Poetry and Fiction
Bio

Ben Cartwright's work appears in The Pinch, DIAGRAM, West Branch, Seneca Review, and elsewhere. He welds sculptures for his garden, makes insect jewelry for other poets, and builds arcade cabinets made from recycled sewing machines. He once Skyped with Margaret Atwood after winning third place in the Atty Awards.
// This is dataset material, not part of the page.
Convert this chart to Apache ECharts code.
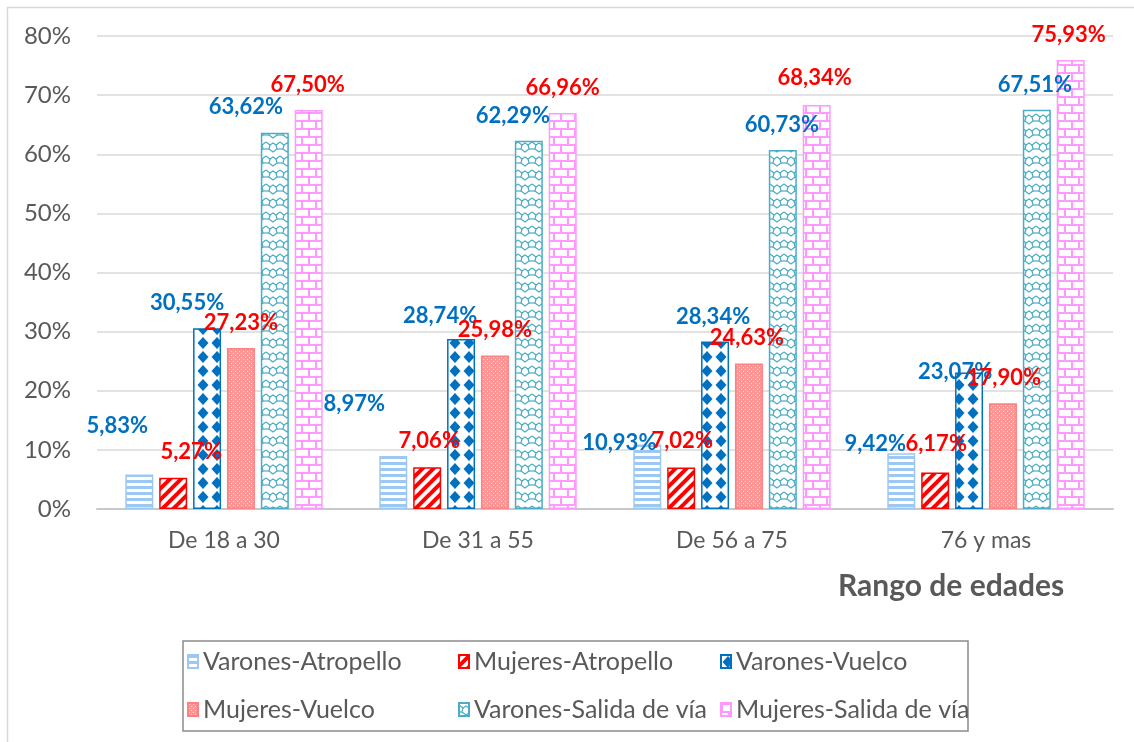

He is a professor at Spokane Falls Community College, and is currently working on a Children's Picture Book of univocalic poetry.
REVIEWS
Cartwright employs a certain muscularity and musicality. In fact, reading these poems I often felt myself teetering between extremes I recognize from actual life: energy/vitality/buoyancy vs. duty/stasis/entropy. The poems pace the long plank of these mental and emotional states, and even as we hover and balance near the fulcrum, we sense what's on either side, what looms, what awaits.
Nance Van Winckel,
author of Our Foreigner
Cartwright intimately interrogates connections of human to animal, native to foreign, and living to ghosts, consoling that 'Flesh' is the word we use for what is bitten through: fruit, animal, us.
Megan Kaminsky,
author of Deep City
The wild energy of creativity fills every page of Ben Cartwright's splendid first book. From the level of the image ('a hemorrhage of sumac') to pantoums packed with syntactical play, to motifs that bring reader and author together in the construction of epistemology ('Scissors Beats Paper's Your Matter of Opinion'), these poems dance with craft.